Opinions - 06.03.2014

Que cherche Hamed Karoui?

En juillet 1988, j’ai accepté d’être  ministre de la Santé. Je croyais innocemment que le discours du 7 novembre qui a été suivi d’une embellie sans précédent des Droits de l’Homme allait transformer la conduite de l’Etat J’ai très vite compris qu’il n’en serait rien. Chacune de mes décisions étaient critiquées, je n’avais aucun pouvoir. Lorsque Ben Ali m’a désigné pour faire partie de sa visite d’Etat à Paris, j’ai compris que le Président de la Ligue Tunisienne des Droits de l’Homme (LTDH) embellissait le décor. En avril 1989, je quitte le Ministère.

C’est au cours de mon passage au gouvernement que j’ai côtoyé Hamed Karoui alors ministre de la justice de Hedi Baccouche. Il lui succède le 27 septembre 1989, comme premier Ministre et pendant une décennie,  il exécute la politique de Ben Ali, éloignée de la déclaration du 7 novembre. notamment à l’encontre de la LTDH dont il provoque par la loi sur les associations sa dissolution momentanée et le gel de ses activités en 2005.

Le 2 mars 2014, à l’émission animée par Samir Wafi sur la chaîne, Ettounissia, Hamed Karoui  plaide pour une participation des rcdistes aux prochaines élections et a l’outrecuidance de déclarer que les «Tunisiens ne connaissent pas la vérité sur Bourguiba  et sur l’attitude de Ben Ali  à son égard». Destituer le  Président Bourguiba en utilisant un coup d’Etat médical et l’isoler pour le faire oublier, faire croire en l’avènement d’une démocratie ont été sa démarche pour prendre le pouvoir.

Hamed Karoui s’est donc chargé de dévoiler cette «vérité»: «Ben Ali, devant le rejet de sa famille de le prendre en charge n’aurait eu d’autre choix que de le placer dans une  résidence.»

Une amitié de 50 ans qui me lie à Bourguiba Junior qui nous a malheureusement quittés et l’affection que je porte à son épouse et à ses enfants, l’inanité de telles paroles sont les raisons qui me décident à révéler la vérité qui m’a été rapportée par Bibi à cette époque. C’est sur son insistance que Bourguiba allait être domicilié dans sa résidence à Monastir après un séjour d’une semaine au Mornag. Hédi Baccouche ayant même envisagé de l’envoyer à Sfax sans doute pour l’éloigner davantage.

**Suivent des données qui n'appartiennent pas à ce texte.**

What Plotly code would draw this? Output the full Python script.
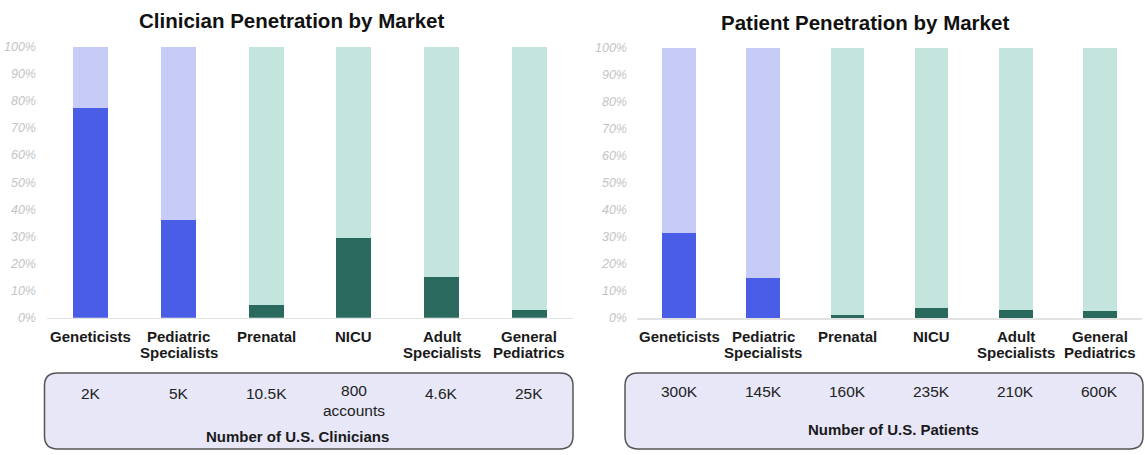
import plotly.graph_objects as go

W, H = 1145, 455

categories = ["Geneticists", "Pediatric<br>Specialists", "Prenatal", "NICU",
              "Adult<br>Specialists", "General<br>Pediatrics"]
clinician_pen = [0.775, 0.36, 0.045, 0.293, 0.149, 0.029]
patient_pen = [0.315, 0.149, 0.012, 0.036, 0.030, 0.027]
clinician_counts = ["2K", "5K", "10.5K", "800<br>accounts", "4.6K", "25K"]
patient_counts = ["300K", "145K", "160K", "235K", "210K", "600K"]
group = ["blue", "blue", "green", "green", "green", "green"]

DARK = {"blue": "#4a5de6", "green": "#2a6a5e"}
LIGHT = {"blue": "#c6ccf6", "green": "#c3e5dd"}
FONT = "Arial, Liberation Sans, sans-serif"

def px(x):
    return x / W

def py(y):
    return 1 - y / H

xs = list(range(len(categories)))

fig = go.Figure()
for vals, xa, ya in [(clinician_pen, "x", "y"), (patient_pen, "x2", "y2")]:
    fig.add_trace(go.Bar(x=xs, y=vals, xaxis=xa, yaxis=ya, width=0.4,
                         marker=dict(color=[DARK[g] for g in group], line=dict(width=0)),
                         showlegend=False, hoverinfo="skip"))
    fig.add_trace(go.Bar(x=xs, y=[1 - v for v in vals], xaxis=xa, yaxis=ya, width=0.4,
                         marker=dict(color=[LIGHT[g] for g in group], line=dict(width=0)),
                         showlegend=False, hoverinfo="skip"))

xcommon = dict(range=[-0.5, 5.5], tickmode="array", tickvals=xs, showticklabels=False,
               showgrid=False, zeroline=False, showline=True, linecolor="#e2e2e2",
               linewidth=1.5, ticks="")
ycommon = dict(range=[0, 1], tickformat=".0%", dtick=0.1, showgrid=False, zeroline=False,
               showline=False, ticks="",
               tickfont=dict(family=FONT, size=12.5, color="#c4c4c4", style="italic"))

fig.update_layout(
    width=W, height=H, margin=dict(l=0, r=0, t=0, b=0),
    paper_bgcolor="white", plot_bgcolor="white", barmode="stack", bargap=0,
    xaxis=dict(domain=[px(47), px(573)], anchor="y", **xcommon),
    yaxis=dict(domain=[py(320.5), py(41)], anchor="x", ticklabelstandoff=10, **ycommon),
    xaxis2=dict(domain=[px(637), px(1142)], anchor="y2", **xcommon),
    yaxis2=dict(domain=[py(321), py(42.3)], anchor="x2", ticklabelstandoff=9, **ycommon),
)

# category labels (one annotation per text line, positioned on the category axis)
for xa in ["x", "x2"]:
    for i, cat in enumerate(categories):
        for j, line in enumerate(cat.split("<br>")):
            fig.add_annotation(text=f"<b>{line}</b>", xref=xa, yref="paper", x=xs[i],
                               y=py(340 + 16.7 * j), showarrow=False, xanchor="center",
                               yanchor="middle",
                               font=dict(family=FONT, size=15, color="#1a1a1a"))

def rounded_rect(x0, y0, x1, y1, r):
    rx, ry = r / W, r / H
    X0, X1 = px(x0), px(x1)
    Y0, Y1 = py(y0), py(y1)  # Y0 top, Y1 bottom
    return (f"M {X0+rx},{Y0} L {X1-rx},{Y0} Q {X1},{Y0} {X1},{Y0-ry} "
            f"L {X1},{Y1+ry} Q {X1},{Y1} {X1-rx},{Y1} "
            f"L {X0+rx},{Y1} Q {X0},{Y1} {X0},{Y1+ry} "
            f"L {X0},{Y0-ry} Q {X0},{Y0} {X0+rx},{Y0} Z")

for (x0, x1) in [(44.5, 573), (625, 1143)]:
    fig.add_shape(type="path", xref="paper", yref="paper",
                  path=rounded_rect(x0, 377.5, x1, 456, 13),
                  fillcolor="#e7e7f8", line=dict(color="#555555", width=1.5), layer="below")

# titles
fig.add_annotation(text="<b>Clinician Penetration by Market</b>", xref="paper", yref="paper",
                   x=px(291), y=py(14), showarrow=False, xanchor="center", yanchor="middle",
                   font=dict(family=FONT, size=20.5, color="#111111"))
fig.add_annotation(text="<b>Patient Penetration by Market</b>", xref="paper", yref="paper",
                   x=px(865), y=py(16), showarrow=False, xanchor="center", yanchor="middle",
                   font=dict(family=FONT, size=20.5, color="#111111"))

# counts in boxes
for i, t in enumerate(clinician_counts):
    yc = 406.5 if "<br>" in t else 399
    fig.add_annotation(text=t, xref="x", yref="paper", x=xs[i], y=py(yc), showarrow=False,
                       xanchor="center", yanchor="middle",
                       font=dict(family=FONT, size=15.5, color="#222222"))
for i, t in enumerate(patient_counts):
    fig.add_annotation(text=t, xref="x2", yref="paper", x=xs[i], y=py(397), showarrow=False,
                       xanchor="center", yanchor="middle",
                       font=dict(family=FONT, size=15.5, color="#222222"))

fig.add_annotation(text="<b>Number of U.S. Clinicians</b>", xref="paper", yref="paper",
                   x=px(298), y=py(443), showarrow=False, xanchor="center", yanchor="middle",
                   font=dict(family=FONT, size=15, color="#1a1a1a"))
fig.add_annotation(text="<b>Number of U.S. Patients</b>", xref="paper", yref="paper",
                   x=px(893), y=py(436), showarrow=False, xanchor="center", yanchor="middle",
                   font=dict(family=FONT, size=15, color="#1a1a1a"))

fig.write_html("out.html", config={"displayModeBar": False, "staticPlot": True},
               post_script="document.body.style.margin='0';document.body.style.overflow='hidden';")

Bourguiba Junior, ignorant le statut de son père, rencontre Abdelhamid Escheikh,  nouvellement  nommé ministre de l’Intérieur pour savoir quelle faute avait commise son père, allait-il être traduit en justice ? Rien n’a changé, lui a-t-on répondu. Alors comment expliquer qu’il soit en résidence surveillée avec interdiction de sortie et de visite sauf en présence du gouverneur , visites triées et annoncées la veille. Alors Bourguiba Junior exprime le désir de ramener son père à La Marsa chez lui où il sera entouré de sa famille. Il demande que la levée de la surveillance et  le contrôle des visites soient annulés. Les autorités refusent prétextant  l’obligation de l’Etat d’assurer la Sécurité du Président.

Ainsi, c’est de nouveau la prison que connait Bourguiba. Dans sa vie, il aura été emprisonné avec le gouvernement tunisien pendant 13 ans, trois fois plus longtemps que par les Français au début des années 50!
Nelson Mandela s’est vu refusé l'autorisation de saluer un homme qui l’avait aidé dans sa lutte contre l’Apartheid.

Marie-Claire Mendès-France a séjourné en Tunisie jusqu’à ce qu’on lui permette d’aller le saluer en souvenir de son amitié avec Pierre Mendès-France qui l’admirait beaucoup d’avoir consacré sa vie à son pays. Son fils, ses petits-enfants se relayaient auprès de lui. Une anecdote: le jour de son anniversaire, son petit-fils Mahdi lui apporte un gâteau, il est refusé pour « risque d’empoisonnement» !

Que cherche Hamed Karoui, en se posant comme le sauveur du RCD et en diffamant Bourguiba Junior, fils du seul grand président qu’a eu la Tunisie?